Sportradar has developed 22 different types of market that fans can bet on, with more to come. Lampitt said some 60-80% of betting across all sports was in live markets.

"There's 1.1 million datapoints coming off the cars and the track every second of the race. The universe of possibility is huge," he said.

"It's a data rich sport but that data has not ever been leveraged particularly from a betting perspective."

Betting options include the total number of overtaking manoeuvres, individual driver passes, driver and team head-to-heads and winning margin with more in the pipeline.

Sportradar say they can get the data out to customers within 50-300 milliseconds.

LATE TO THE GAME

Adam Crothers, Formula One's head of digital media, said one of the first projects that landed on his desk after Liberty Media took control and ousted former commercial supremo Bernie Ecclestone in 2017 was to develop a long-term strategy for betting.

Ecclestone had resisted links with the industry during his decades in charge and Formula One managing director Ross Brawn recognised in March there were concerns about influencing minors and addiction.

"Betting is not going to go away. Betting in an unstructured, unmonitored way is far worse than doing it in a responsible and structured fashion," he told Reuters then.

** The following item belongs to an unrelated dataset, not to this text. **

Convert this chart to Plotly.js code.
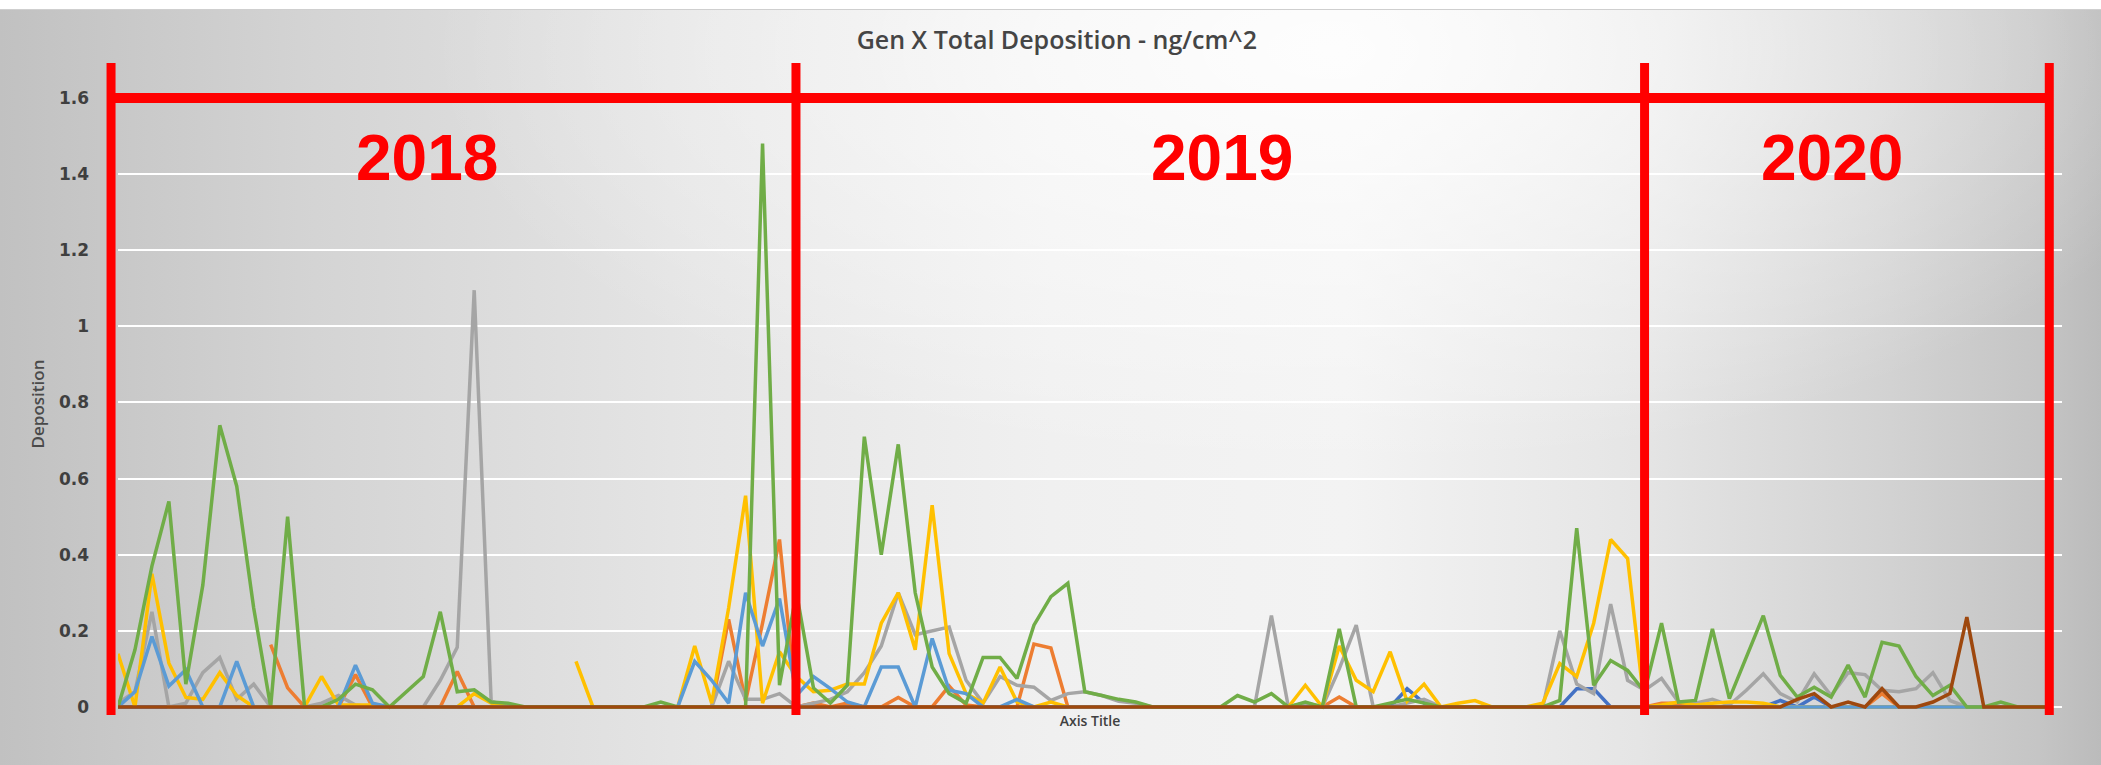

In 2018 a sponsorship and data rights deal was agreed with Interregional Sports Group (ISG) to develop live in-play betting, with Sportradar creating markets and ensuring integrity.

Last March, Formula One announced a deal for online bookmaker 188BET to become an official Asian sponsor but data is key.

"We felt there’s no point brokering a bunch of different sponsorship agreements if we don’t have a really robust betting business that actually is driven by data," Crothers told Reuters.

"It’s one thing having a deal in place with a betting partner across Asia, across EMEA, across Latam, but it’s entirely another thing to have a data relationship whereby we ignite and monetise that data to make it available to betting markets."

Crothers said there was a real opportunity to take a sizeable share of the market, but it would take time.

"We’re in the 70th year (of the world championship) and for 69 and a half of those there’s been absolutely no betting activity," he said.

"We’re late to the game but I think being a last mover in something like betting actually isn’t a bad thing. We can look and see what others have done."